|
ワークライフバランス(Work–Life Balance)
仕事(Work)と生活(Life)の調和を図り、どちらかに偏らない生き方を目指すのがワークライフバランスです。厚生労働省が推進する「仕事と生活の調和(ワーク・ライフ・バランス)憲章」を図1に示しています。
図1
ワークライフバランスとは、仕事での成果だけでなく、自分の健康を含めた生活全体の充実を大切にする生き方でもあります。情報過多で忙しい現代社会では、一人ひとりの心と体をどうケアするかが重要なポイントになります。
これまで私は、仕事と私生活の境界が曖昧になり、気づかないうちに頑張りすぎて心も体も硬くなってしまった方を多く診てきました。
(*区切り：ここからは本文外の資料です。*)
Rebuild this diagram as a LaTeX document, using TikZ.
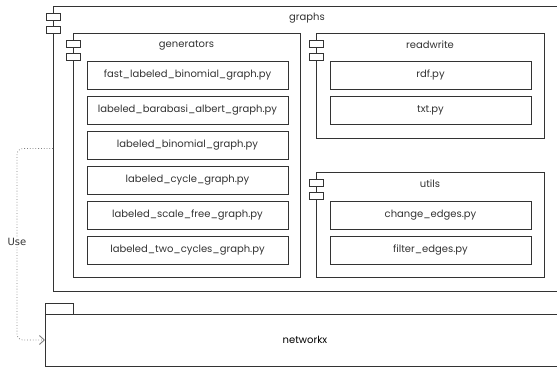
\documentclass[tikz,border=0pt]{standalone}
\usepackage{fontspec}
\setmainfont{Poppins}
\newfontfamily\uselabelfont{DejaVu Sans}
\usetikzlibrary{arrows.meta,positioning,calc}

\definecolor{linegray}{HTML}{333333}
\definecolor{textgray}{HTML}{333333}
\definecolor{dotgray}{HTML}{808080}

\tikzset{
  pkg/.style={draw=linegray, line width=0.9pt, anchor=north west, inner sep=0pt, outer sep=0pt},
  pyfile/.style={draw=linegray, line width=0.9pt, minimum width=201pt, minimum height=28pt,
    inner sep=0pt, outer sep=0pt, font=\fontsize{10}{12}\selectfont, text=textgray},
  pkgtitle/.style={font=\fontsize{10}{12}\selectfont, text=textgray},
  icon/.style={draw=linegray, fill=white, line width=0.8pt},
  usearrow/.style={draw=dotgray, dotted, line width=0.8pt, rounded corners=6pt,
    -{Straight Barb[length=5pt,width=9pt,line width=0.9pt]}},
}

% two little component boxes on the left edge of a package
\newcommand{\pkgicons}[1]{%
  \draw[icon] ($(#1.north west)+(-7pt,-7pt)$) rectangle ++(14pt,-7pt);
  \draw[icon] ($(#1.north west)+(-7pt,-20pt)$) rectangle ++(14pt,-7pt);
}

\begin{document}
\begin{tikzpicture}[x=1pt, y=-1pt, node distance=7pt]
  \useasboundingbox (0,0) rectangle (557,367);
  \clip (0,0) rectangle (557,367);

  % graphs package
  \node[pkg, minimum width=508pt, minimum height=285pt] (graphs) at (53,6) {};
  \node[pkgtitle] (graphs-title) at ($(graphs.north)+(0,-12pt)$) {graphs};
  \pkgicons{graphs}

  % generators
  \node[pkg, minimum width=227pt, minimum height=244pt] (gen) at (73,33) {};
  \node[pkgtitle] (gen-title) at ($(gen.north)+(0,-12pt)$) {generators};
  \pkgicons{gen}
  \node[pyfile, anchor=north west] (fastbin) at (87,61) {fast\_labeled\_binomial\_graph.py};
  \node[pyfile, below=of fastbin] (barabasi) {labeled\_barabasi\_albert\_graph.py};
  \node[pyfile, below=of barabasi] (binomial) {labeled\_binomial\_graph.py};
  \node[pyfile, below=of binomial] (cycle) {labeled\_cycle\_graph.py};
  \node[pyfile, below=of cycle] (scalefree) {labeled\_scale\_free\_graph.py};
  \node[pyfile, below=of scalefree] (twocycles) {labeled\_two\_cycles\_graph.py};

  % readwrite
  \node[pkg, minimum width=228pt, minimum height=105pt] (rw) at (316,33) {};
  \node[pkgtitle] (rw-title) at ($(rw.north)+(0,-12pt)$) {readwrite};
  \pkgicons{rw}
  \node[pyfile, anchor=north west] (rdf) at (330,61) {rdf.py};
  \node[pyfile, below=of rdf] (txt) {txt.py};

  % utils
  \node[pkg, minimum width=228pt, minimum height=105pt] (utils) at (316,172) {};
  \node[pkgtitle] (utils-title) at ($(utils.north)+(0,-12pt)$) {utils};
  \pkgicons{utils}
  \node[pyfile, anchor=north west] (change) at (330,201) {change\_edges.py};
  \node[pyfile, below=of change] (filter) {filter\_edges.py};

  % networkx package
  \node[pkg, minimum width=28pt, minimum height=11pt] (nx-tab) at (45,303) {};
  \node[pkg, minimum width=520pt, minimum height=52pt, font=\fontsize{10}{12}\selectfont] (nx) at (45,314) {networkx};

  % use dependency
  \coordinate (use-bend) at (17,242);
  \draw[usearrow] (graphs.west) -| (use-bend) |- (nx.west);
  \node[fill=white, inner sep=1pt, text=textgray, font=\uselabelfont\fontsize{10}{12}\selectfont] (use-label) at (use-bend) {Use};
\end{tikzpicture}
\end{document}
その一人、30代の女性会社員の例を紹介します。
彼女は約2年前から不眠を訴え、2種類の睡眠薬でも改善しない状態が続いていました。部署異動で重要な仕事を任されたことをきっかけに、頭痛・しびれ・不眠が悪化し、出勤できないほどになり来院されました。これまでも部署異動のたびに全力で誠実に仕事に取り組んできた方で、自分では完璧主義だと思っていないものの、人からはそのように見られていると話していました。実際、母親からは「あなたは甘えない良い子だった」と言われる優等生タイプで、常に頑張ってきたそうです。
そこで森田療法をベースに、図2に示すような「ゆるめること」を提案しました。
図2
約2週間後、彼女は「自分が疲れている感覚が分かるようになった。ずいぶんと硬さがゆるんだ」と話し、頭痛やしびれは消失しました。約1か月後には職場に復帰し、睡眠薬の服用も不要に。約10か月後には「以前は全部自分が我慢すればうまくいくと思っていた」と自身の心境を振り返り、「今は仕事とほどよく付き合えている。仕事がないほうがかえって疲れる」と語り、約13か月の治療を終えました。
森田療法が示す“自然なこころのあり方”は、ワークライフバランスを支える心理的スキルと言えます。完璧を求めすぎず、「あるがまま」「これでいい」「まあ、いいか」と思えること。頑張りすぎて硬くなった心と体がゆるみ、より自然な心で生きることができるようになります。それは仕事の質を高め、より健康で幸せに生きることにつながります。